FRÄULEIN ELSE

Paul Czinner

R.: Paul Czinner. Sc.: Paul Czinner, dall’omonimo racconto Arthur Schnitzler (1924). Scgf.: Erich Kettelhut, Hermann Warm. F.: Karl Freund. In.: Albert Bassermann (Dr. Alfred Thalhof), Else Heller (sua moglie), Elisabeth Bergner (Else, la loro figlia), Albert Steinrück (signor von Dorsday, mercante di stampe), Grit Hegesa (Cissy Mohr), Adele Sandrock (zia Emma), Jack Trevor (Paul, suo figlio), Irmgard Bern, Antonie Jaeckel, Gertrud de Lalsky, Ellen Plessow, Tony Tetzlaff, Carl Goetz, Jaro Fürth, Paul Morgan, Alexander Murski.  35mm. L.: 1807m. D.: 77’ a 20 f/s.

info_outline
T. it.: Italian title. T. int.: International title. T. alt.: Alternative title. Sog.: Story. Scen.: Screenplay. F.: Cinematography. M.: Editing. Scgf.: Set Design. Mus.: Music. Int.: Cast. Prod.: Production Company. L.: Length. D.: Running Time. f/s: Frames per second. Bn.: Black e White. Col.: Color. Da: Print source

Film Notes

“Her delicately fragile yet free and easy grace, her sidling glance, the way a black lock of hair would fall from its firmament draping onto her cheek and she sidles it away, her shoulders undulating out a shrug, a shuddering gesture that has been imitated a thousand times. All of Berlin, as Kortner once said, had an affair with her, and her lovers were of both sexes.
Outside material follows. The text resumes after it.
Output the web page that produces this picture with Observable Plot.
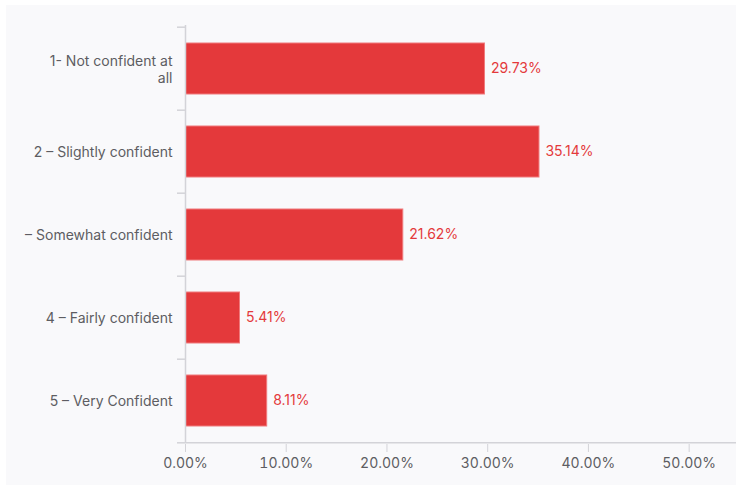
<!DOCTYPE html>
<html>
<head>
<meta charset="utf-8">
<script src="https://cdn.jsdelivr.net/npm/d3@7"></script>
<script src="https://cdn.jsdelivr.net/npm/@observablehq/plot@0.6"></script>
<style>
  html, body { margin: 0; padding: 0; background: #ffffff; }
  #wrap { position: relative; width: 736px; height: 485px; overflow: hidden; }
  #panel { position: absolute; left: 6px; top: 5px; right: 0; bottom: 0; background: #f9f9fb; }
  #chart { position: absolute; left: 0; top: 0; }
  #chart svg { background: transparent; overflow: visible; }
</style>
</head>
<body>
<div id="wrap"><div id="panel"></div><div id="chart"></div></div>
<script>
const categories = [
  "1- Not confident at\nall",
  "2 – Slightly confident",
  "– Somewhat confident",
  "4 – Fairly confident",
  "5 – Very Confident"
];
const values = [0.2973, 0.3514, 0.2162, 0.0541, 0.0811];
const tickValues = [0, 0.1, 0.2, 0.3, 0.4, 0.5];

const data = categories.map((c, i) => ({category: c, value: values[i]}));

const W = 736, H = 485;
const mTop = 25, mBottom = 42, mLeft = 185, mRight = 0;
const step = (H - mTop - mBottom) / categories.length;

const gray = "#d3d3d8";
const textGray = "#5d5d62";
const red = "#e4393b";

const chart = Plot.plot({
  width: W,
  height: H,
  marginTop: mTop,
  marginBottom: mBottom,
  marginLeft: mLeft,
  marginRight: mRight,
  style: {background: "transparent", fontFamily: "Inter, 'Open Sans', sans-serif", fontSize: "14px", color: textGray},
  x: {domain: [0, 0.547], ticks: tickValues, tickFormat: d3.format(".2%")},
  y: {domain: categories, paddingInner: 0.39, paddingOuter: 0.195},
  marks: [
    Plot.barX(data, {x: "value", y: "category", fill: red, stroke: "#f07a7c", strokeWidth: 1, insetLeft: 0.5}),
    Plot.text(data, {x: "value", y: "category", text: d => d3.format(".2%")(d.value), textAnchor: "start", dx: 6, fill: red, fontSize: 14}),
    Plot.ruleX([0], {stroke: gray, strokeWidth: 1.5}),
    Plot.ruleY([categories[categories.length - 1]], {dy: step / 2, stroke: gray, strokeWidth: 1.5}),
    Plot.axisY({ticks: categories, tickSize: 8, text: null, dy: -step / 2, stroke: gray, strokeWidth: 1.5, label: null}),
    Plot.axisY({ticks: [categories[categories.length - 1]], tickSize: 8, text: null, dy: step / 2, stroke: gray, strokeWidth: 1.5, label: null}),
    Plot.axisY({tickSize: 0, tickPadding: 13, fill: textGray, fontSize: 14, label: null, lineHeight: 1.2}),
    Plot.axisX({ticks: tickValues, tickSize: 8, tickPadding: 6, dy: 1, tickFormat: d3.format(".2%"), stroke: gray, fill: textGray, fontSize: 14, label: null})
  ]
});
document.getElementById("chart").appendChild(chart);
</script>
</body>
</html>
She gave life to – or better yet, she embodied it – the ideal of androgynous beauty that was universally desired after centuries of affectatious femininity.  (Hilde Spiel, Frankfurter Allegemeine Zietung, 13.5.1986, in Hans-Michael Bock (Hg.), Cinegraph. Lexikon zum deutschsprachigen Film, 1984, s.p.)

“Since Geiger von Florenz, Nju and Liebe, Elisabeth Bergner has been striving for her own film style. Yet her impact on screen lags far behind her great stage successes. Why? Elisabeth Bergner did not stand up to the camera, she walked, pranced around it, let it photograph her in the same poses, once, twice, a hundred times, and the film presented these images to the audience like a host.
There was only one way out of this paralysis: Bergner had to tolerate partners of standing at her side again. She had to abandon her star allure and get back to lucid acting. In this sense, Fräulein Else (Capitol) represents a pleasant turn for the better. It has an interpretative line, a development which is maintained to the end. Bergner does not evade the apparatus anymore, she acts. Though in a fragile, extremely sensitive manner. There is still a trace of understatement, a last remnant of fear of her role in this psychologically refined girlish figure, a hesitation, a reserve. But this very passivity imbues the figure with something strangely veiled and distant. The sixteen-year-old’s erotic crisis is anticipated in delicately implicit hints: the transition from her enthusiasm for sport to the neurotic anxiety dream, to hysteria, to suicide. A gradual slipping away, a darkening, a fading. Fräulein Else is Elisabeth Bergner’s first real acting achievement on screen”.
(Hans Sahl, Der neue Bergner-Film Fräulein Else. Der Montag Morgen, Berlin, Nr. 10, 11.3.1929, in Gero Gandert (Hg.), Der Film der Weimarer Republik, 1929, 1993)

Copy From

Preserved in 1956 from a positive nitrate of the Twenties with Czech intertitles.